Yazidi Students Abandon Arabic Script With Eye Toward Europe

Yazidi Students Abandon Arabic Script With Eye Toward Europe
DIYARBAKIR, Turkey -- In a tent city outside Diyarbakir, the largest city of Turkey's mainly Kurdish southeast, efforts are underway to provide an education to the children of Yazidi refugees from neighboring Iraq. In one novelty for Yazidi children, they are now learning the Latin script, as many Yazidis are reluctant to return home and hope to make it to Europe.
The classes, led by Yazidi teachers, include also English, mathematics, Kurdish and other subjects.
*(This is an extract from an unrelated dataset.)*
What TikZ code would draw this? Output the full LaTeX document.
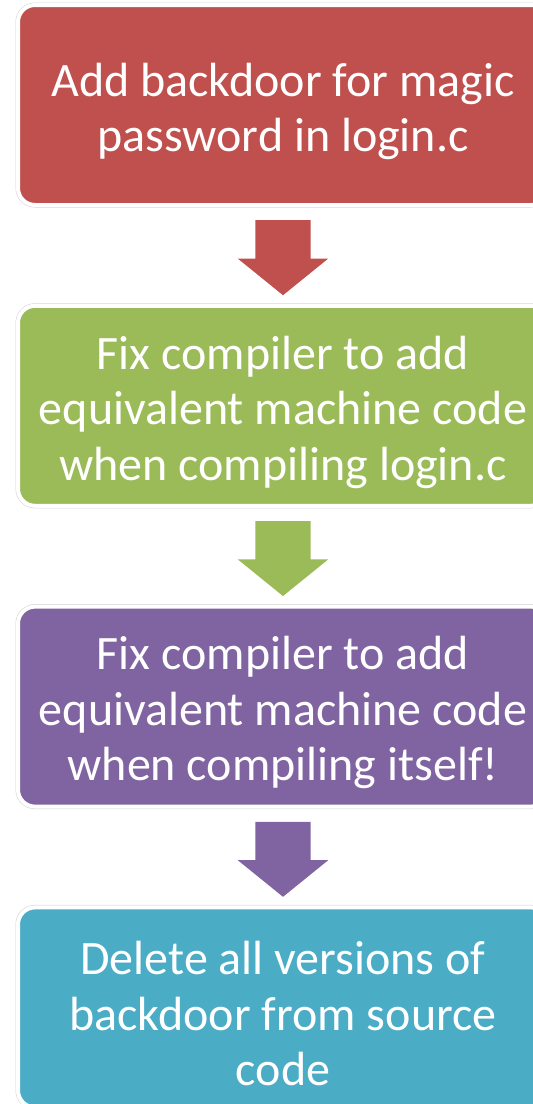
\documentclass[tikz,border=0pt]{standalone}
\usepackage{fontspec}
\setmainfont{Carlito}
\usetikzlibrary{calc,shapes.arrows}
\definecolor{stepred}{HTML}{C0504D}
\definecolor{stepgreen}{HTML}{9BBB59}
\definecolor{steppurple}{HTML}{8064A2}
\definecolor{stepblue}{HTML}{4BACC6}
% taller first line, so the text sits a little low in its box
\newcommand\steptop{\rule{0pt}{46pt}}
\begin{document}
\begin{tikzpicture}[
  x=1pt,y=1pt,
  stepbox/.style={rectangle,rounded corners=17pt,minimum width=530pt,
    minimum height=200pt,inner sep=0pt,align=center,text=white,
    font=\fontsize{48}{55.5}\selectfont,
    preaction={draw=black!18,line width=5pt},draw=white,line width=4pt},
  down/.style={single arrow,shape border rotate=270,draw=none,anchor=tail,
    minimum height=75pt,minimum width=90pt,inner xsep=27.5pt,inner ysep=0pt,
    single arrow head extend=17.5pt,single arrow tip angle=102}]
  \useasboundingbox (0,0) rectangle (533,-1104);
  % four steps, one pitch of 300.8pt apart
  \node[stepbox,fill=stepred] (backdoor) at (283,-105)
    {\steptop Add backdoor for magic\\password in login.c};
  \node[stepbox,fill=stepgreen] (login) at (283,-405.8)
    {\steptop Fix compiler to add\\equivalent machine code\\when compiling login.c};
  \node[stepbox,fill=steppurple] (itself) at (283,-706.6)
    {\steptop Fix compiler to add\\equivalent machine code\\when compiling itself!};
  \node[stepbox,fill=stepblue] (delete) at (283,-1007.4)
    {\steptop Delete all versions of\\backdoor from source\\code};
  % block arrows hang 13pt under each step
  \node[down,fill=stepred] (arrA) at ($(backdoor.south)+(0,-13)$) {};
  \node[down,fill=stepgreen] (arrB) at ($(login.south)+(0,-13)$) {};
  \node[down,fill=steppurple] (arrC) at ($(itself.south)+(0,-13)$) {};
\end{tikzpicture}
\end{document}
The makeshift school, assisted by local and foreign nongovernmental organizations, became operational earlier this year in a bid to jumpstart education services for Yazidi children, a year after the Islamic State's bloody onslaught on Sinjar sparked their dramatic exodus.
The school program in the camp, which shelters about 4,000 refugees, started with classes teaching the Latin alphabet, a major novelty for Yazidi students, who had so far used the Arabic script. Then, classes in English as well as in math, Kurdish and social sciences followed, again using the Latin script. The Yazidis of Sinjar, a distinct community in the Kurdish fold, speak the Kurmanji dialect of the Kurdish language, just like Turkey's Kurds, who use the Latin script. Similar programs have been introduced in several other Yazidi refugee camps in Turkey's southeast.